Bad Reviews 04/18/21

Yet another author is in trouble for engaging with their audience. In this case, they went off because someone gave them a 4-star review instead of a 5. I understand where this author is coming from: my mother coddled me, too. When you’ve spent years dunking on conservatives on Twitter (literally the easiest possible career one could think to have) and getting truckloads of dopamine dumped into your brainpan, it can hurt a little bit to find out that some people might not think you’re the greatest to ever do it. I mean, this is an essay collection we’re talking about.

I have a hard time feeling any sympathy for this writer, who now has hundreds, possibly thousands of one-star reviews on Goodreads.

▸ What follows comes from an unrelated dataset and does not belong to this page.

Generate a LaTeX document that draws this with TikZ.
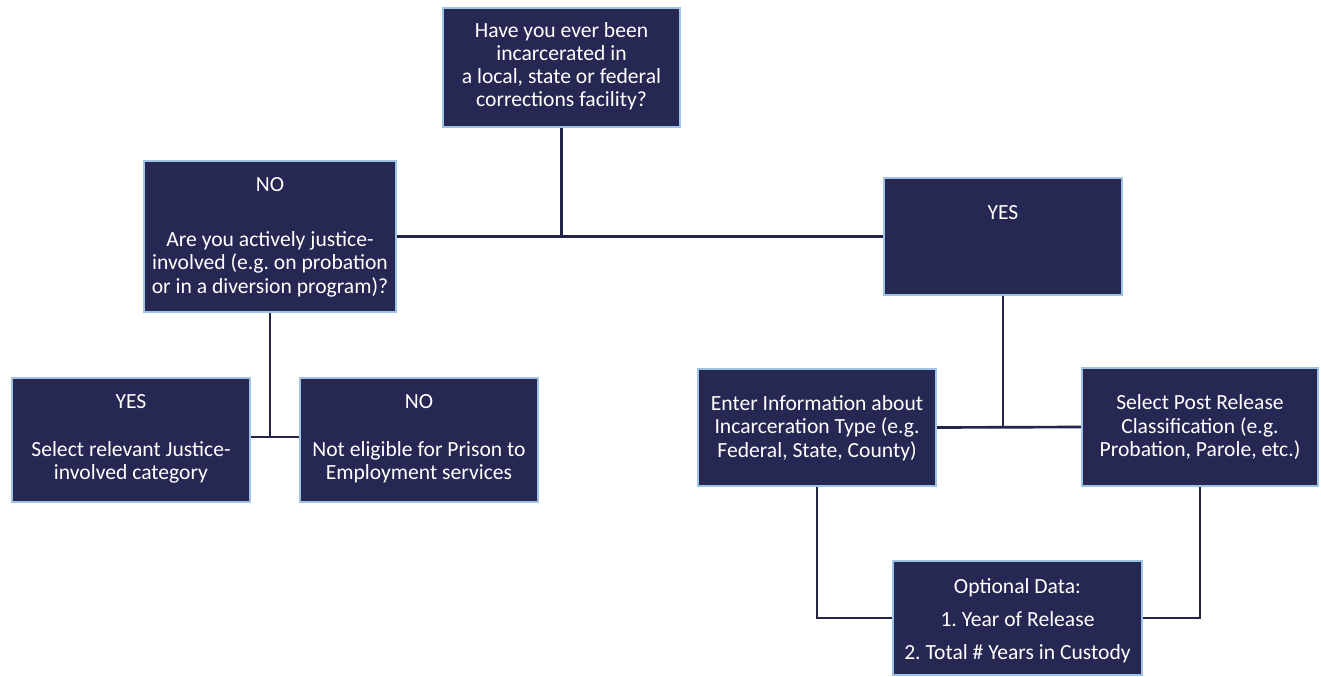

Don’t fuck with fandoms. Haven’t they heard of K-pop stans?

The author blamed their behavior on drugs. Here’s a tip: don’t do them! We didn’t forgive Roseanne when she called that lady an ape while absolutely twisted on Ambien (and that shit will actually put you in the shadow world), and we should hold potheads to the same standard. I thought pot mellowed people out? It has always made me paranoid, but I have never gone on a career-damaging internet tirade because of it (that’s booze). The author went on to delete the post, talk about how their dreams were being crushed, how the book was their “soul,” etc., further solidifying Twitter as a medium that privileges theater kids exclusively.

Remember when every crime writer was talking about how they “bleed on the page” and then you’d read their book and it would be just kind of okay? Kind of completely inverting the idea that you’re supposed to take the act of creation absolutely seriously, but nothing after that.

Anyway, let’s talk about why you shouldn’t care what people think.

Let’s say you’re having friends over for dinner. You think to yourself, What are some foods that everyone likes? Pizza. Yeah, that’s it. Everyone likes pizza. You might consider whether anyone in attendance is veggie. You might even take gluten/dairy intolerance into consideration. But there’s no accounting for taste.

Not everyone is going to like that pizza, and if they do, it won’t be to the same degree. It’s impossible to make a pizza that everyone likes.

Well, almost impossible.

So it is with creating art. It goes without saying. It is advice as old as time. You do not get angry at reviews (at least not in public). You certainly do not trash reviewers (at least not in public). You move through this facet of your life completely stoically. Because everybody’s not going to like your pizza.

When you write a book, you’re going to make decisions. You sort of have to. That’s how books get written. Once those decisions are made, locked in, you are necessarily alienating and pleasing different people at the same time. Art itself is meant to cleave in this way, to create streams of thought and opinion mixed in with the hundreds of different feelings it can evoke. This is what art does. It’s a generator.

Art inspires people to become saints and it inspires mass shooters. That’s something I’ve never understood about folks who say violent art/video games don’t inspire people to become violent. No no no…they don’t inspire most people to become violent. But that is an unfortunate side effect of creation. On the other hand, someone who’s about to kill themselves may step down off that ledge because they had their brain melted over two hours of Transformers, just long enough to let the darkest of the dark cloud pass. Many such cases.

My point here is that you can’t allow the opinions of others to affect you when it comes to your books. No, it’s not that simple, actually. I’ve been saying this for years and I still found myself getting pissy over my books being called “little more than screenplays” or, more than once, “the worst piece of shit [they’ve] ever read.” Trying to wave it off and pretend like it doesn’t bother you might not be active enough.

Maybe you should court that kind of attention. Maybe there’s a balance you can strike, where you are simultaneously trying to make the coolest thing you can make and trying to drive the haters crazy at the same time?

I think these are symbiotic ideas, honestly, and here’s why: if they hate what you think is cool, it should follow that really, really making them hate your next thing will, by default, prove that what you’ve done is actually really, really cool.

We need to get some intestinal fortitude if we’re gonna make it. We need to get a little discipline. But most importantly: we must never, ever smoke weed.